[WRITTEN TASK] The material below has pictures in it. Set down only the lines from the line containing "Convert this diagram to TikZ code." through the line containing "(T) at (912,266);", word for word, and leave the pictures behind.

──────── DATA IN THIS EXERCISE ────────

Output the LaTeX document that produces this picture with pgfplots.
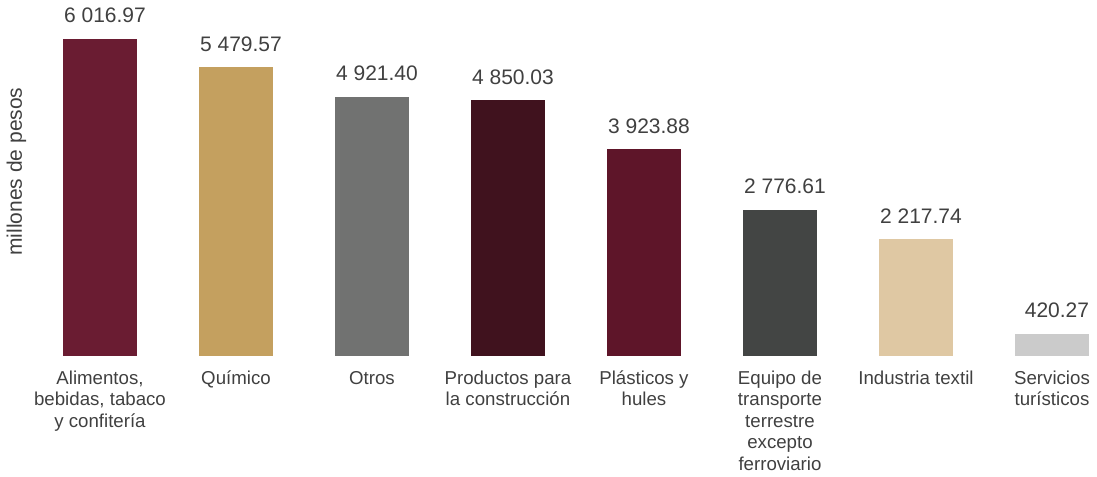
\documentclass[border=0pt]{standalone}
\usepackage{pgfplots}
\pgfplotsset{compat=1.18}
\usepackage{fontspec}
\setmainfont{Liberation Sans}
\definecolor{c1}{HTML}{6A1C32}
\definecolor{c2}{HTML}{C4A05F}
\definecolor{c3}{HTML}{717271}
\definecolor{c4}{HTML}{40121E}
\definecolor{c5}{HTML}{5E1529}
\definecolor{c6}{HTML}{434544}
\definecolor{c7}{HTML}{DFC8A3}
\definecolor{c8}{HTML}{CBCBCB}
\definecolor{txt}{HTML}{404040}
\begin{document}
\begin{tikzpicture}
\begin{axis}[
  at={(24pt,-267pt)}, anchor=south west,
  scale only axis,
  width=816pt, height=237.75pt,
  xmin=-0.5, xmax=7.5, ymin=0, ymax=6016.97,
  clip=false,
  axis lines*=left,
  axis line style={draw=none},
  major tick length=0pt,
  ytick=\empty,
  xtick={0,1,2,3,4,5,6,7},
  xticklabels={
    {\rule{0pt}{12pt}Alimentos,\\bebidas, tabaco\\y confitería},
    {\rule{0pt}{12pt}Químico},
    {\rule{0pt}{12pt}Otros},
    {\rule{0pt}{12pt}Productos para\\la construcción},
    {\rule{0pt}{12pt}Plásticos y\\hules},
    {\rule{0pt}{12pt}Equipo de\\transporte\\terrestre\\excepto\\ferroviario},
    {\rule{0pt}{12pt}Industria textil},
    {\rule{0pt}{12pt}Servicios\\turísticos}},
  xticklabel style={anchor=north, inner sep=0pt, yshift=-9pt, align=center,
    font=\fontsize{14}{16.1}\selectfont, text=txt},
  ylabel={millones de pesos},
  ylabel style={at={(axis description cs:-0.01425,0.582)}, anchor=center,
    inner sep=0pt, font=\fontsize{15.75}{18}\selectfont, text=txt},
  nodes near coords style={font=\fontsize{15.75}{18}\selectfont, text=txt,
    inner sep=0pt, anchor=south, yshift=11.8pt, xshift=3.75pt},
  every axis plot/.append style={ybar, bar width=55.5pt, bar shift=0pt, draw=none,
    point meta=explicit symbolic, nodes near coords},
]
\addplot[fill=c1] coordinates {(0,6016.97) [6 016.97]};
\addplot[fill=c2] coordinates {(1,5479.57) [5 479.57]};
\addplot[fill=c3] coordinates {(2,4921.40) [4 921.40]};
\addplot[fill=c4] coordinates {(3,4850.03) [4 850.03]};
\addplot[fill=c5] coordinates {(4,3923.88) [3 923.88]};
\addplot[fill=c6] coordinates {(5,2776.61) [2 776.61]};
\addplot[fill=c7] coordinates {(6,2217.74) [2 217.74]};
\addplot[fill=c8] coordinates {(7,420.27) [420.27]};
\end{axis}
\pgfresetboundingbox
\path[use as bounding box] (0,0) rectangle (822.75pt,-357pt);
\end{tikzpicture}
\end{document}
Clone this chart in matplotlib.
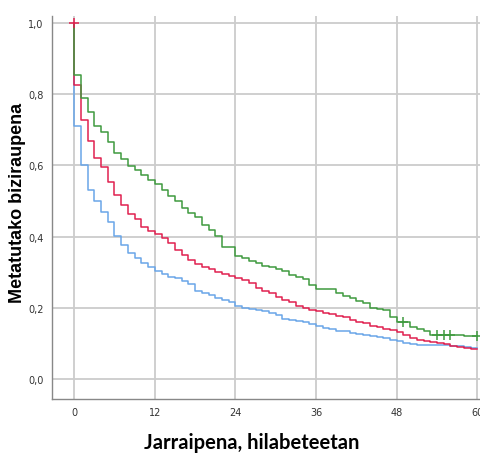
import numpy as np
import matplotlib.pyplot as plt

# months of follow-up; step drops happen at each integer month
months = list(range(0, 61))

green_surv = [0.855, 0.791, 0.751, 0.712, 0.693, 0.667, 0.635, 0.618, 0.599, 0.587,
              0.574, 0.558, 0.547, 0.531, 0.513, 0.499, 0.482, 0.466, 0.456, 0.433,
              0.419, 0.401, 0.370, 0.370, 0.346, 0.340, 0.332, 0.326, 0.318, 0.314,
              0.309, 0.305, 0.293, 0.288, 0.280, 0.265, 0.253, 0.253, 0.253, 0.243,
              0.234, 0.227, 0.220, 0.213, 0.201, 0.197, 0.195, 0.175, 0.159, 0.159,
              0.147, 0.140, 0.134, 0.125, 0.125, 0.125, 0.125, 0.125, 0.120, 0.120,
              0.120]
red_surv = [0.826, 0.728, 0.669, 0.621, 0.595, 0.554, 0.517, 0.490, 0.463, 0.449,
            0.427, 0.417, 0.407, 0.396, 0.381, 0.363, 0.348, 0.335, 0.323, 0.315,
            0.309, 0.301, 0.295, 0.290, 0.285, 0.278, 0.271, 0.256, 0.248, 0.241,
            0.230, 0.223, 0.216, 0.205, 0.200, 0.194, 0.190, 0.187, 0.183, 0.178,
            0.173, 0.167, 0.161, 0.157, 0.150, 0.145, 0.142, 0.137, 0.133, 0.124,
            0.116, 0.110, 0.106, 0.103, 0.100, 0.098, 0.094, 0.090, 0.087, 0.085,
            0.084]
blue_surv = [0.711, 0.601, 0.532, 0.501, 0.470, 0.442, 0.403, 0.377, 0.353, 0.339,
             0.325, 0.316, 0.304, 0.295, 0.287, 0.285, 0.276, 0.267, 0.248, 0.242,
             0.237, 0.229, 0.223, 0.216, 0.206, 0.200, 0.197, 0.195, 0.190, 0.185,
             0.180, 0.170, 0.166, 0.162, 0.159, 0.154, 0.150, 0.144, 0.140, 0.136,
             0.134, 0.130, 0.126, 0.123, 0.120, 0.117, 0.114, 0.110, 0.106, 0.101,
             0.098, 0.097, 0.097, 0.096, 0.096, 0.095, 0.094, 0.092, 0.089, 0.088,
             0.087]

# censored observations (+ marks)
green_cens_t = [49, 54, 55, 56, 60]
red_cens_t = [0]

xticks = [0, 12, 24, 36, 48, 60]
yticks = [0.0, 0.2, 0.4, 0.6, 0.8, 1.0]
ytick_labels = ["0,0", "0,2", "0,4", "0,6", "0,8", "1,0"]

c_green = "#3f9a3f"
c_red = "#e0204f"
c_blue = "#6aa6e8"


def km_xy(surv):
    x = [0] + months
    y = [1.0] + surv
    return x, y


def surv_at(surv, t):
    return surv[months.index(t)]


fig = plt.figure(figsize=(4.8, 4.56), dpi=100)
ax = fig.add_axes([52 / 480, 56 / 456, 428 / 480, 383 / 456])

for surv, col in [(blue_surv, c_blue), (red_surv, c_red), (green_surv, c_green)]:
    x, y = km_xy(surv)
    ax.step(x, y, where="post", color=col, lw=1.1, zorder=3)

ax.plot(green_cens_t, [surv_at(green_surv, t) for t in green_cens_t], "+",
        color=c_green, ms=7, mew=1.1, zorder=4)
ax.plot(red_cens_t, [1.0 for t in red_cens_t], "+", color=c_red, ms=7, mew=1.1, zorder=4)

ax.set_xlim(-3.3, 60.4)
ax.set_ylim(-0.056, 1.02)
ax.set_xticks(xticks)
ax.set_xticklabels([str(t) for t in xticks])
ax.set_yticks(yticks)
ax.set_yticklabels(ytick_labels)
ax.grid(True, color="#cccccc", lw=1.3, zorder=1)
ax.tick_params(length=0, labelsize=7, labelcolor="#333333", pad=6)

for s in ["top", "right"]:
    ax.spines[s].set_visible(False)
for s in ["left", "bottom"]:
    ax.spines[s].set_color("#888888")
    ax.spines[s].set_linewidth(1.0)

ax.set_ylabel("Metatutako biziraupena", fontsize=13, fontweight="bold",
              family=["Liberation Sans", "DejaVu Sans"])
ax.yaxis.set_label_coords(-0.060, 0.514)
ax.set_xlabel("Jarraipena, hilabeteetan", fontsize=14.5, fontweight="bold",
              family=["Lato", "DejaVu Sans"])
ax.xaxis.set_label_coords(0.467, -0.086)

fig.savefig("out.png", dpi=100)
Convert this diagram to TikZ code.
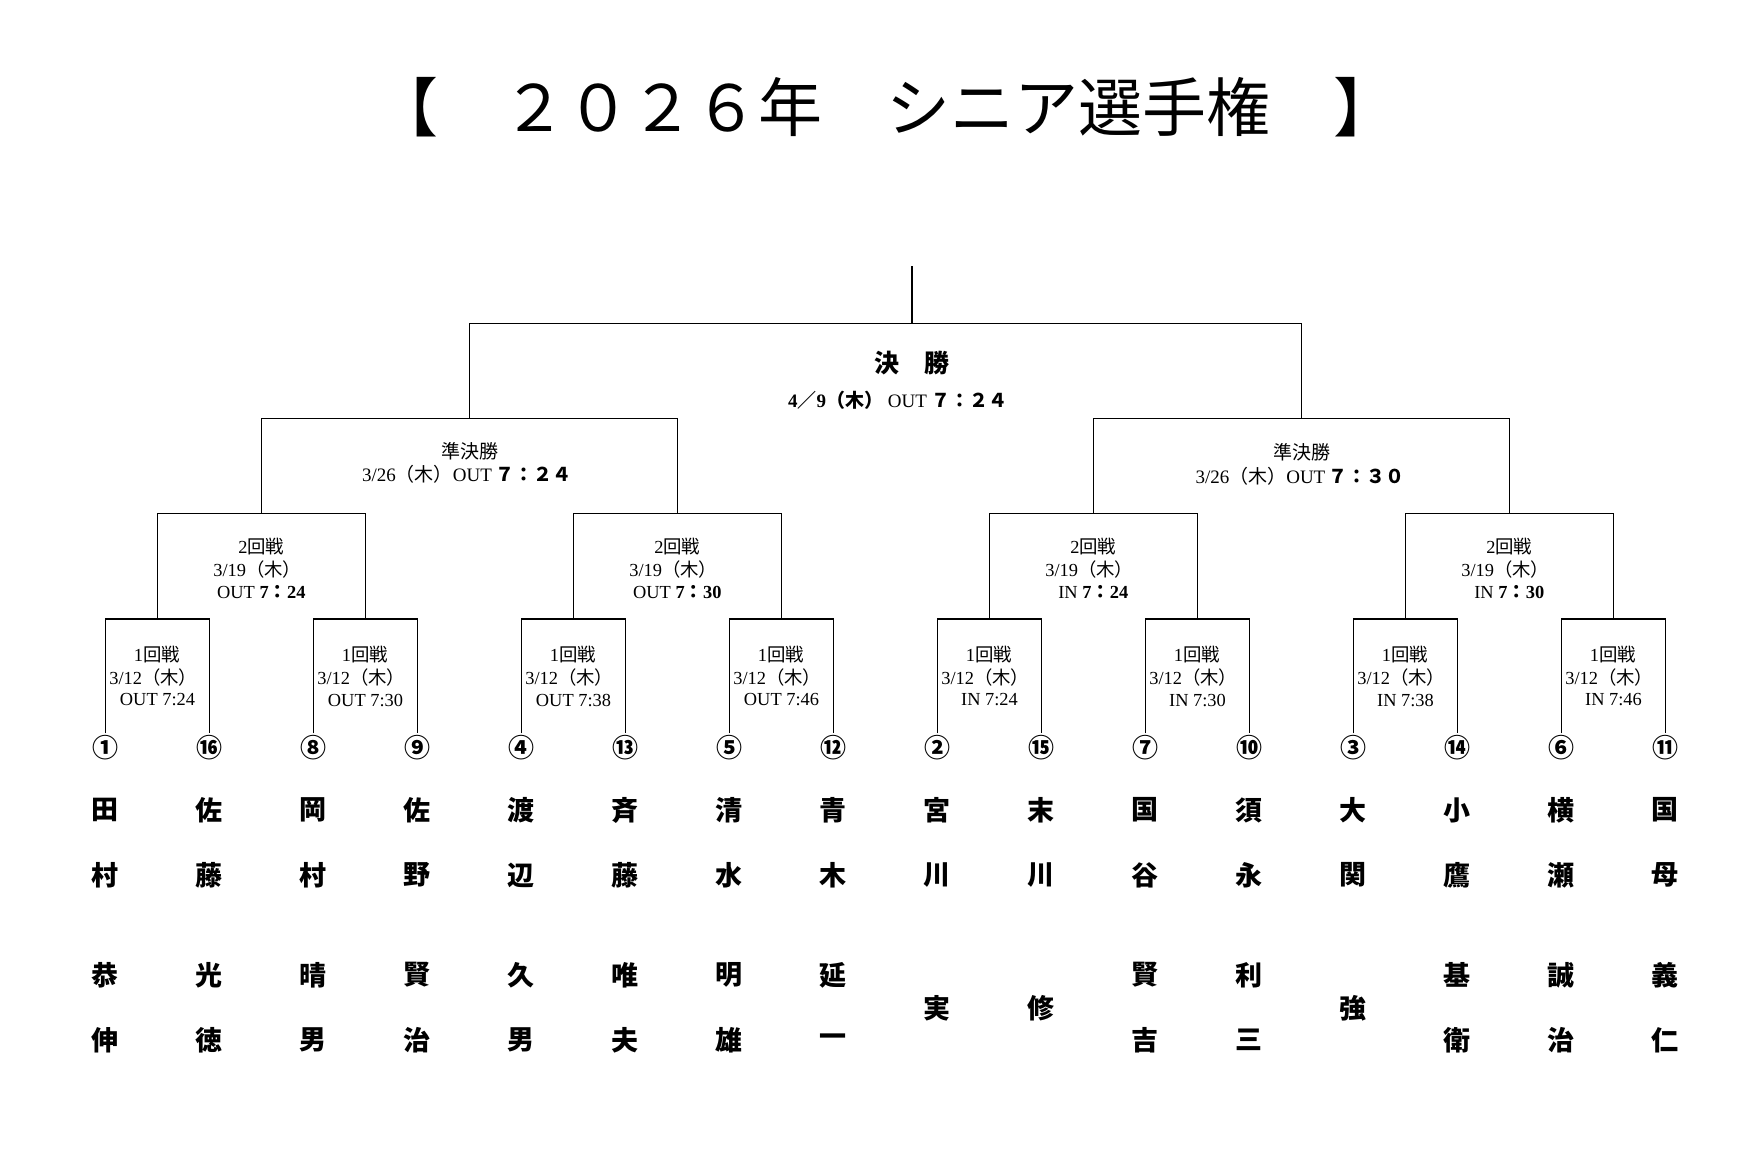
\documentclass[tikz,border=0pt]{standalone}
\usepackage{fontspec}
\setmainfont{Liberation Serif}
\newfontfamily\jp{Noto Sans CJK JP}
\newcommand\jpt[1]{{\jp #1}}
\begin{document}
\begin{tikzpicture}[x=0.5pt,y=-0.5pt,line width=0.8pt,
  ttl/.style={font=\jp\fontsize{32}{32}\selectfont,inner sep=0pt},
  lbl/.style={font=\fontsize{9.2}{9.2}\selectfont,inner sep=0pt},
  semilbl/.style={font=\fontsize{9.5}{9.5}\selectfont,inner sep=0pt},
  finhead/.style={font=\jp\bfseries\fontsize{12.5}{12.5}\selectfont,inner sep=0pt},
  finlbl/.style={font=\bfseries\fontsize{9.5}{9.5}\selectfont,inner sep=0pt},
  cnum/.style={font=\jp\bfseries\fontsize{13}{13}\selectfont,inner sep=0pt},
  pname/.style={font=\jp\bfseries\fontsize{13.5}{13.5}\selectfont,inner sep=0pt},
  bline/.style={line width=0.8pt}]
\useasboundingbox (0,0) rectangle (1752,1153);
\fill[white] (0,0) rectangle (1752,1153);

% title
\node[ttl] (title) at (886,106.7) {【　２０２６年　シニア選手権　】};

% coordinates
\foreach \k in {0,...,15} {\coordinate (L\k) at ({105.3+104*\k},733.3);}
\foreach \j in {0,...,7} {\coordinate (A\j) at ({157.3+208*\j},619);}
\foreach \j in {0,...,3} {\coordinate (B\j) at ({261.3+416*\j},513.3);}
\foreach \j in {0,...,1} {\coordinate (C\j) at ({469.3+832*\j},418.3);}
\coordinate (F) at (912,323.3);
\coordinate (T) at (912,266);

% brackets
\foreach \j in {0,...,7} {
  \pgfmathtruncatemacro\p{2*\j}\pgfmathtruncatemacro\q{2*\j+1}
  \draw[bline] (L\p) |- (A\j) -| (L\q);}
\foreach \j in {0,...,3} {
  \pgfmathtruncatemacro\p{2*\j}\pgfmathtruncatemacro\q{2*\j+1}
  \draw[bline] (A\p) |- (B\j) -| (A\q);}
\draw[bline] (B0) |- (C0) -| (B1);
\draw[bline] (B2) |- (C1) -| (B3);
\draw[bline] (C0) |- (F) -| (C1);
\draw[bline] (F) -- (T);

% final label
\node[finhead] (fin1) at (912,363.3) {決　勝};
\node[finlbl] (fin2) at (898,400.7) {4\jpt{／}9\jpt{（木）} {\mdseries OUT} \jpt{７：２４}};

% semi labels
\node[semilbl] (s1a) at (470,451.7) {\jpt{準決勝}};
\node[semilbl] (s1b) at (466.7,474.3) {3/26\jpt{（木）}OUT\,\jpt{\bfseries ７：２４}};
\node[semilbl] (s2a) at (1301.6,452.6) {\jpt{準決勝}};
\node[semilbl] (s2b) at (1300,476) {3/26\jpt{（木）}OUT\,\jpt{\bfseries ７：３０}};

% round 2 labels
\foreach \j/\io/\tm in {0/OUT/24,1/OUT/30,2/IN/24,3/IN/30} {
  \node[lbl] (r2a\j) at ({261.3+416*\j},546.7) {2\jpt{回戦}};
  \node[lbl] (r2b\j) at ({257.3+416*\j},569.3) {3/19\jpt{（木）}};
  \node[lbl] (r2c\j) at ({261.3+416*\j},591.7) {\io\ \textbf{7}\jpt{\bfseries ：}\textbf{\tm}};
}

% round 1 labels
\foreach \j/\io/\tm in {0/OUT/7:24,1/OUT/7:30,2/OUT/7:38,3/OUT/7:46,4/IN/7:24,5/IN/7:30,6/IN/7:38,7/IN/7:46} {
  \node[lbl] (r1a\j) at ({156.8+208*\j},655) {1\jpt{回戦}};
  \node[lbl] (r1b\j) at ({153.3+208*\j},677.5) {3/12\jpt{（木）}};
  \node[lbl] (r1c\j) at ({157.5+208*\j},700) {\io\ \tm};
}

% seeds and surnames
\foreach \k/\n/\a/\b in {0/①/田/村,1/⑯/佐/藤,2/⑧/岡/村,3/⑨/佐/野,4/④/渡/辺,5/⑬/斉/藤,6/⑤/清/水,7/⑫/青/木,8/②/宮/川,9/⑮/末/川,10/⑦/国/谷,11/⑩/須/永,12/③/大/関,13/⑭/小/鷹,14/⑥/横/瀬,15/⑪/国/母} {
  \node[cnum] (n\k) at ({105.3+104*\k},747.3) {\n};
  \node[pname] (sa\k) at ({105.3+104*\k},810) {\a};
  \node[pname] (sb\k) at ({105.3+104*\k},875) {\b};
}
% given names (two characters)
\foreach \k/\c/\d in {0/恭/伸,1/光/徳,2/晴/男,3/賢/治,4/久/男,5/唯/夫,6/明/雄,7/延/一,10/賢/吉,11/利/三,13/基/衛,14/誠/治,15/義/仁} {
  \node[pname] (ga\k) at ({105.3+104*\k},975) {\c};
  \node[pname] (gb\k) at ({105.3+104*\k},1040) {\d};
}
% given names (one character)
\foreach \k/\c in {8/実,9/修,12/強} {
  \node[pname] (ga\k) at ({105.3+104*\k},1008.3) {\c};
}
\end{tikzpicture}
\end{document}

────────

[WORKED ANSWER]
Convert this diagram to TikZ code.
\documentclass[tikz,border=0pt]{standalone}
\usepackage{fontspec}
\setmainfont{Liberation Serif}
\newfontfamily\jp{Noto Sans CJK JP}
\newcommand\jpt[1]{{\jp #1}}
\begin{document}
\begin{tikzpicture}[x=0.5pt,y=-0.5pt,line width=0.8pt,
  ttl/.style={font=\jp\fontsize{32}{32}\selectfont,inner sep=0pt},
  lbl/.style={font=\fontsize{9.2}{9.2}\selectfont,inner sep=0pt},
  semilbl/.style={font=\fontsize{9.5}{9.5}\selectfont,inner sep=0pt},
  finhead/.style={font=\jp\bfseries\fontsize{12.5}{12.5}\selectfont,inner sep=0pt},
  finlbl/.style={font=\bfseries\fontsize{9.5}{9.5}\selectfont,inner sep=0pt},
  cnum/.style={font=\jp\bfseries\fontsize{13}{13}\selectfont,inner sep=0pt},
  pname/.style={font=\jp\bfseries\fontsize{13.5}{13.5}\selectfont,inner sep=0pt},
  bline/.style={line width=0.8pt}]
\useasboundingbox (0,0) rectangle (1752,1153);
\fill[white] (0,0) rectangle (1752,1153);

% title
\node[ttl] (title) at (886,106.7) {【　２０２６年　シニア選手権　】};

% coordinates
\foreach \k in {0,...,15} {\coordinate (L\k) at ({105.3+104*\k},733.3);}
\foreach \j in {0,...,7} {\coordinate (A\j) at ({157.3+208*\j},619);}
\foreach \j in {0,...,3} {\coordinate (B\j) at ({261.3+416*\j},513.3);}
\foreach \j in {0,...,1} {\coordinate (C\j) at ({469.3+832*\j},418.3);}
\coordinate (F) at (912,323.3);
\coordinate (T) at (912,266);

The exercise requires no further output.